Source code of charts:

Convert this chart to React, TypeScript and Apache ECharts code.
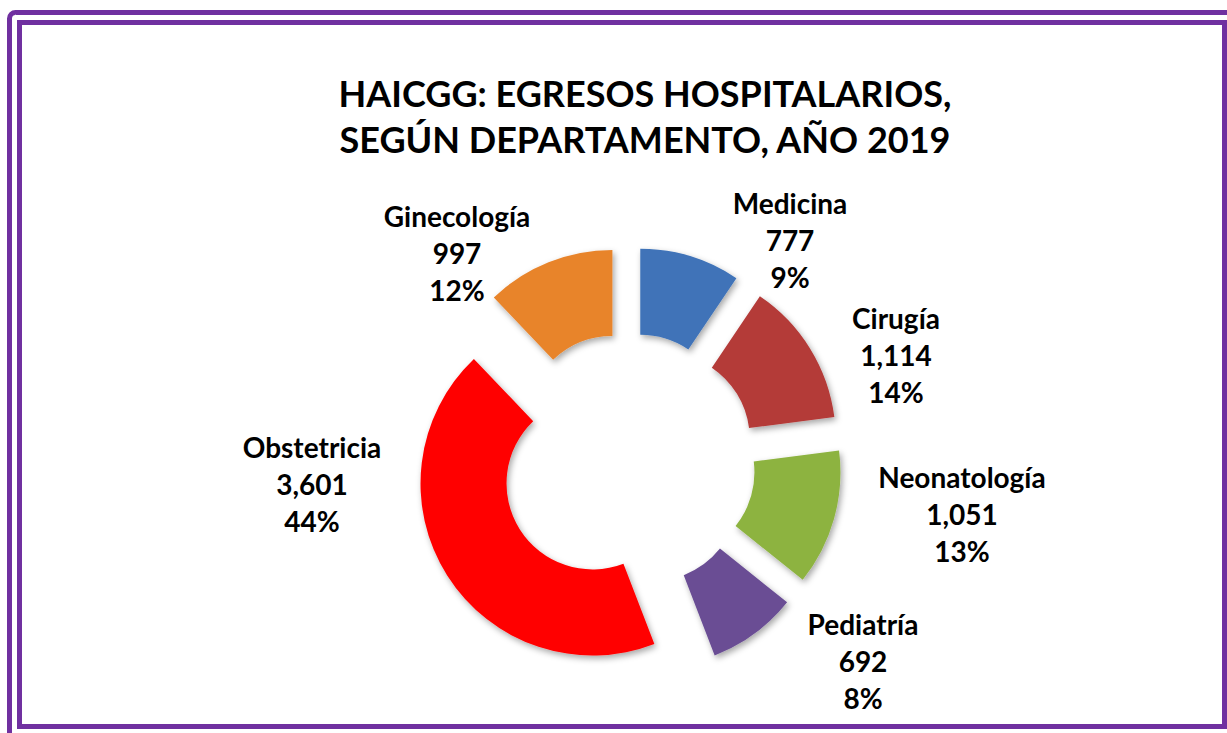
import React, { useEffect, useRef } from "react";
import * as echarts from "echarts";

const titleLines = ["HAICGG: EGRESOS HOSPITALARIOS,", "SEGÚN DEPARTAMENTO, AÑO 2019"];
const categories = ["Medicina", "Cirugía", "Neonatología", "Pediatría", "Obstetricia", "Ginecología"];
const values = [777, 1114, 1051, 692, 3601, 997];
const colors = ["#3F73B8", "#B43A38", "#8DB340", "#6A4E94", "#FF0000", "#E8842C"];
// label block centres (layout only)
const labelPos: [number, number][] = [
  [790, 240],
  [896, 355],
  [962, 514],
  [863, 661],
  [312, 484],
  [457, 253],
];

export default function App() {
  const ref = useRef<HTMLDivElement>(null);
  useEffect(() => {
    if (!ref.current) return;
    const chart = echarts.init(ref.current, null, { renderer: "svg" });
    const font = "Lato, 'Open Sans', sans-serif";
    const total = values.reduce((a, b) => a + b, 0);
    const labels = categories.map((name, i) => ({
      type: "text",
      x: labelPos[i][0],
      y: labelPos[i][1],
      silent: true,
      style: {
        text: `${name}\n${values[i].toLocaleString("en-US")}\n${Math.round((values[i] / total) * 100)}%`,
        fontFamily: font,
        fontWeight: "bold",
        fontSize: 28,
        lineHeight: 37,
        fill: "#000000",
        align: "center",
        verticalAlign: "middle",
      },
    }));
    chart.setOption({
      animation: false,
      backgroundColor: "#ffffff",
      title: {
        text: titleLines.join("\n"),
        left: 640,
        top: 65,
        textAlign: "center",
        textStyle: {
          fontFamily: font,
          fontWeight: "bold",
          fontSize: 36,
          lineHeight: 46,
          color: "#000000",
        },
      },
      graphic: [
        {
          type: "rect",
          shape: { x: 9.5, y: 12.5, width: 1240, height: 740, r: 6 },
          style: { fill: "none", stroke: "#7030A0", lineWidth: 5 },
          silent: true,
        },
        {
          type: "rect",
          shape: { x: 19.5, y: 22.5, width: 1205, height: 704 },
          style: { fill: "none", stroke: "#7030A0", lineWidth: 5 },
          silent: true,
        },
        ...labels,
      ],
      series: [
        {
          type: "pie",
          center: [628, 461],
          radius: [86, 172],
          startAngle: 90,
          clockwise: true,
          selectedMode: "multiple",
          selectedOffset: 42,
          avoidLabelOverlap: false,
          emphasis: { disabled: true },
          itemStyle: {
            shadowBlur: 6,
            shadowColor: "rgba(0,0,0,0.35)",
            shadowOffsetX: 2,
            shadowOffsetY: 3,
          },
          label: { show: false },
          labelLine: { show: false },
          data: categories.map((name, i) => ({
            name,
            value: values[i],
            selected: true,
            itemStyle: { color: colors[i] },
          })),
        },
      ],
    });
    return () => chart.dispose();
  }, []);
  return (
    <div
      ref={ref}
      style={{ position: "fixed", left: 0, top: 0, width: 1227, height: 733 }}
    />
  );
}
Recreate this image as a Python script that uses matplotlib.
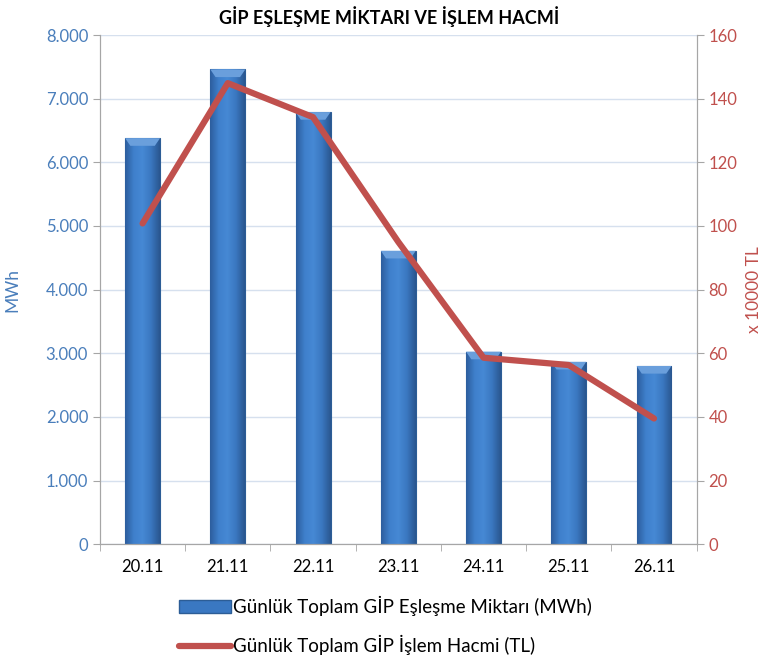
import numpy as np
import matplotlib
matplotlib.use('Agg')
import matplotlib.pyplot as plt
from matplotlib.ticker import FuncFormatter, MultipleLocator
from matplotlib.lines import Line2D
from matplotlib.patches import Patch
from matplotlib.colors import LinearSegmentedColormap

plt.rcParams['font.family'] = ['Lato', 'DejaVu Sans']

# Veriler
gunler = ['20.11', '21.11', '22.11', '23.11', '24.11', '25.11', '26.11']
eslesme_mwh = [6380, 7460, 6790, 4610, 3025, 2865, 2800]
islem_hacmi = [100.8, 144.9, 134.2, 95.0, 58.6, 56.3, 39.5]

mavi = '#4A7EBB'
kirmizi = '#C0504D'
gri = '#A6A6A6'

fig = plt.figure(figsize=(7.63, 6.62), dpi=100)
ax = fig.add_axes([0.131, 0.178, 0.782, 0.769])
ax2 = ax.twinx()

x = np.arange(len(gunler))
bars = ax.bar(x, eslesme_mwh, width=0.41, color='#3A78C2', edgecolor='#2C5D96',
              linewidth=0.8, zorder=2)

# Çubuklara yatay gradyan
cmap = LinearSegmentedColormap.from_list('bar', ['#2D5E9E', '#3F80CC', '#4689D4', '#3A77C0', '#2A5790'])
grad = np.linspace(0, 1, 64).reshape(1, -1)
for b in bars:
    bx, by = b.get_x(), b.get_y()
    w, h = b.get_width(), b.get_height()
    im = ax.imshow(grad, cmap=cmap, aspect='auto', extent=(bx, bx + w, by, by + h), zorder=2.5)
    im.set_clip_path(b)
    # üst kapak
    cap = 120
    ax.fill([bx, bx + w, bx + w * 0.85, bx + w * 0.15], [h, h, h - cap, h - cap],
            color='#6A9FDC', zorder=3, lw=0)

ax.set_xlim(-0.5, len(gunler) - 0.5)
ax.set_ylim(0, 8000)
ax.yaxis.set_major_locator(MultipleLocator(1000))
ax.yaxis.set_major_formatter(FuncFormatter(lambda v, p: f'{int(v):,}'.replace(',', '.')))
ax.grid(axis='y', color='#D6E0EE', linewidth=1.0, zorder=0)
ax.set_axisbelow(True)

ax.set_xticks(x)
ax.set_xticklabels(gunler, fontsize=12)
ax.set_xticks(np.arange(-0.5, len(gunler), 1), minor=True)
ax.tick_params(axis='x', which='major', length=0, pad=11)
ax.tick_params(axis='x', which='minor', length=5, color=gri)
ax.tick_params(axis='y', colors=mavi, labelsize=12, length=5)
ax.set_ylabel('MWh', fontsize=12.5, color=mavi, labelpad=18)

ax2.plot(x, islem_hacmi, color=kirmizi, linewidth=4.5, solid_capstyle='round',
         solid_joinstyle='round', zorder=4)
ax2.set_ylim(0, 160)
ax2.yaxis.set_major_locator(MultipleLocator(20))
ax2.tick_params(axis='y', colors=kirmizi, labelsize=12, length=5)
ax2.set_ylabel('x 10000 TL', fontsize=12.5, color=kirmizi, labelpad=6)

for a in (ax, ax2):
    a.spines['top'].set_visible(False)
    for s in ('left', 'right', 'bottom'):
        a.spines[s].set_color(gri)
ax.tick_params(axis='y', color=gri)
ax2.tick_params(axis='y', color=gri)

fig.text(0.51, 0.975, 'GİP EŞLEŞME MİKTARI VE İŞLEM HACMİ', ha='center', va='center',
         fontsize=13, fontweight='bold')

handles = [Patch(facecolor='#3A78C2', edgecolor='#2C5D96'),
           Line2D([0], [0], color=kirmizi, linewidth=4.5, solid_capstyle='round')]
labels = ['Günlük Toplam GİP Eşleşme Miktarı (MWh)', 'Günlük Toplam GİP İşlem Hacmi (TL)']
fig.legend(handles, labels, loc='center', bbox_to_anchor=(0.505, 0.055), ncol=1,
           frameon=False, fontsize=13.5, handlelength=2.8, handletextpad=0.1,
           labelspacing=1.0)

fig.savefig('out.png', dpi=100)
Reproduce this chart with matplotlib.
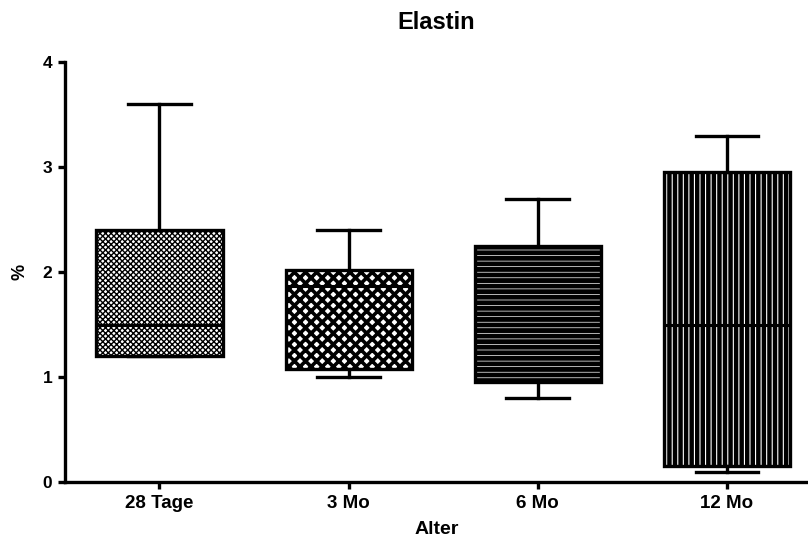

> _Goal_
Without including the pictures, return each record above exactly as it stands.

> _Answer to the exercise_
Convert this chart to React, TypeScript and Apache ECharts code.
import React, { useEffect, useRef } from "react";
import * as echarts from "echarts";

const titleLines = ["HAICGG: EGRESOS HOSPITALARIOS,", "SEGÚN DEPARTAMENTO, AÑO 2019"];
const categories = ["Medicina", "Cirugía", "Neonatología", "Pediatría", "Obstetricia", "Ginecología"];
const values = [777, 1114, 1051, 692, 3601, 997];
const colors = ["#3F73B8", "#B43A38", "#8DB340", "#6A4E94", "#FF0000", "#E8842C"];
// label block centres (layout only)
const labelPos: [number, number][] = [
  [790, 240],
  [896, 355],
  [962, 514],
  [863, 661],
  [312, 484],
  [457, 253],
];

export default function App() {
  const ref = useRef<HTMLDivElement>(null);
  useEffect(() => {
    if (!ref.current) return;
    const chart = echarts.init(ref.current, null, { renderer: "svg" });
    const font = "Lato, 'Open Sans', sans-serif";
    const total = values.reduce((a, b) => a + b, 0);
    const labels = categories.map((name, i) => ({
      type: "text",
      x: labelPos[i][0],
      y: labelPos[i][1],
      silent: true,
      style: {
        text: `${name}\n${values[i].toLocaleString("en-US")}\n${Math.round((values[i] / total) * 100)}%`,
        fontFamily: font,
        fontWeight: "bold",
        fontSize: 28,
        lineHeight: 37,
        fill: "#000000",
        align: "center",
        verticalAlign: "middle",
      },
    }));
    chart.setOption({
      animation: false,
      backgroundColor: "#ffffff",
      title: {
        text: titleLines.join("\n"),
        left: 640,
        top: 65,
        textAlign: "center",
        textStyle: {
          fontFamily: font,
          fontWeight: "bold",
          fontSize: 36,
          lineHeight: 46,
          color: "#000000",
        },
      },
      graphic: [
        {
          type: "rect",
          shape: { x: 9.5, y: 12.5, width: 1240, height: 740, r: 6 },
          style: { fill: "none", stroke: "#7030A0", lineWidth: 5 },
          silent: true,
        },
        {
          type: "rect",
          shape: { x: 19.5, y: 22.5, width: 1205, height: 704 },
          style: { fill: "none", stroke: "#7030A0", lineWidth: 5 },
          silent: true,
        },
        ...labels,
      ],
      series: [
        {
          type: "pie",
          center: [628, 461],
          radius: [86, 172],
          startAngle: 90,
          clockwise: true,
          selectedMode: "multiple",
          selectedOffset: 42,
          avoidLabelOverlap: false,
          emphasis: { disabled: true },
          itemStyle: {
            shadowBlur: 6,
            shadowColor: "rgba(0,0,0,0.35)",
            shadowOffsetX: 2,
            shadowOffsetY: 3,
          },
          label: { show: false },
          labelLine: { show: false },
          data: categories.map((name, i) => ({
            name,
            value: values[i],
            selected: true,
            itemStyle: { color: colors[i] },
          })),
        },
      ],
    });
    return () => chart.dispose();
  }, []);
  return (
    <div
      ref={ref}
      style={{ position: "fixed", left: 0, top: 0, width: 1227, height: 733 }}
    />
  );
}
Recreate this image as a Python script that uses matplotlib.
import numpy as np
import matplotlib
matplotlib.use('Agg')
import matplotlib.pyplot as plt
from matplotlib.ticker import FuncFormatter, MultipleLocator
from matplotlib.lines import Line2D
from matplotlib.patches import Patch
from matplotlib.colors import LinearSegmentedColormap

plt.rcParams['font.family'] = ['Lato', 'DejaVu Sans']

# Veriler
gunler = ['20.11', '21.11', '22.11', '23.11', '24.11', '25.11', '26.11']
eslesme_mwh = [6380, 7460, 6790, 4610, 3025, 2865, 2800]
islem_hacmi = [100.8, 144.9, 134.2, 95.0, 58.6, 56.3, 39.5]

mavi = '#4A7EBB'
kirmizi = '#C0504D'
gri = '#A6A6A6'

fig = plt.figure(figsize=(7.63, 6.62), dpi=100)
ax = fig.add_axes([0.131, 0.178, 0.782, 0.769])
ax2 = ax.twinx()

x = np.arange(len(gunler))
bars = ax.bar(x, eslesme_mwh, width=0.41, color='#3A78C2', edgecolor='#2C5D96',
              linewidth=0.8, zorder=2)

# Çubuklara yatay gradyan
cmap = LinearSegmentedColormap.from_list('bar', ['#2D5E9E', '#3F80CC', '#4689D4', '#3A77C0', '#2A5790'])
grad = np.linspace(0, 1, 64).reshape(1, -1)
for b in bars:
    bx, by = b.get_x(), b.get_y()
    w, h = b.get_width(), b.get_height()
    im = ax.imshow(grad, cmap=cmap, aspect='auto', extent=(bx, bx + w, by, by + h), zorder=2.5)
    im.set_clip_path(b)
    # üst kapak
    cap = 120
    ax.fill([bx, bx + w, bx + w * 0.85, bx + w * 0.15], [h, h, h - cap, h - cap],
            color='#6A9FDC', zorder=3, lw=0)

ax.set_xlim(-0.5, len(gunler) - 0.5)
ax.set_ylim(0, 8000)
ax.yaxis.set_major_locator(MultipleLocator(1000))
ax.yaxis.set_major_formatter(FuncFormatter(lambda v, p: f'{int(v):,}'.replace(',', '.')))
ax.grid(axis='y', color='#D6E0EE', linewidth=1.0, zorder=0)
ax.set_axisbelow(True)

ax.set_xticks(x)
ax.set_xticklabels(gunler, fontsize=12)
ax.set_xticks(np.arange(-0.5, len(gunler), 1), minor=True)
ax.tick_params(axis='x', which='major', length=0, pad=11)
ax.tick_params(axis='x', which='minor', length=5, color=gri)
ax.tick_params(axis='y', colors=mavi, labelsize=12, length=5)
ax.set_ylabel('MWh', fontsize=12.5, color=mavi, labelpad=18)

ax2.plot(x, islem_hacmi, color=kirmizi, linewidth=4.5, solid_capstyle='round',
         solid_joinstyle='round', zorder=4)
ax2.set_ylim(0, 160)
ax2.yaxis.set_major_locator(MultipleLocator(20))
ax2.tick_params(axis='y', colors=kirmizi, labelsize=12, length=5)
ax2.set_ylabel('x 10000 TL', fontsize=12.5, color=kirmizi, labelpad=6)

for a in (ax, ax2):
    a.spines['top'].set_visible(False)
    for s in ('left', 'right', 'bottom'):
        a.spines[s].set_color(gri)
ax.tick_params(axis='y', color=gri)
ax2.tick_params(axis='y', color=gri)

fig.text(0.51, 0.975, 'GİP EŞLEŞME MİKTARI VE İŞLEM HACMİ', ha='center', va='center',
         fontsize=13, fontweight='bold')

handles = [Patch(facecolor='#3A78C2', edgecolor='#2C5D96'),
           Line2D([0], [0], color=kirmizi, linewidth=4.5, solid_capstyle='round')]
labels = ['Günlük Toplam GİP Eşleşme Miktarı (MWh)', 'Günlük Toplam GİP İşlem Hacmi (TL)']
fig.legend(handles, labels, loc='center', bbox_to_anchor=(0.505, 0.055), ncol=1,
           frameon=False, fontsize=13.5, handlelength=2.8, handletextpad=0.1,
           labelspacing=1.0)

fig.savefig('out.png', dpi=100)
Reproduce this chart with matplotlib.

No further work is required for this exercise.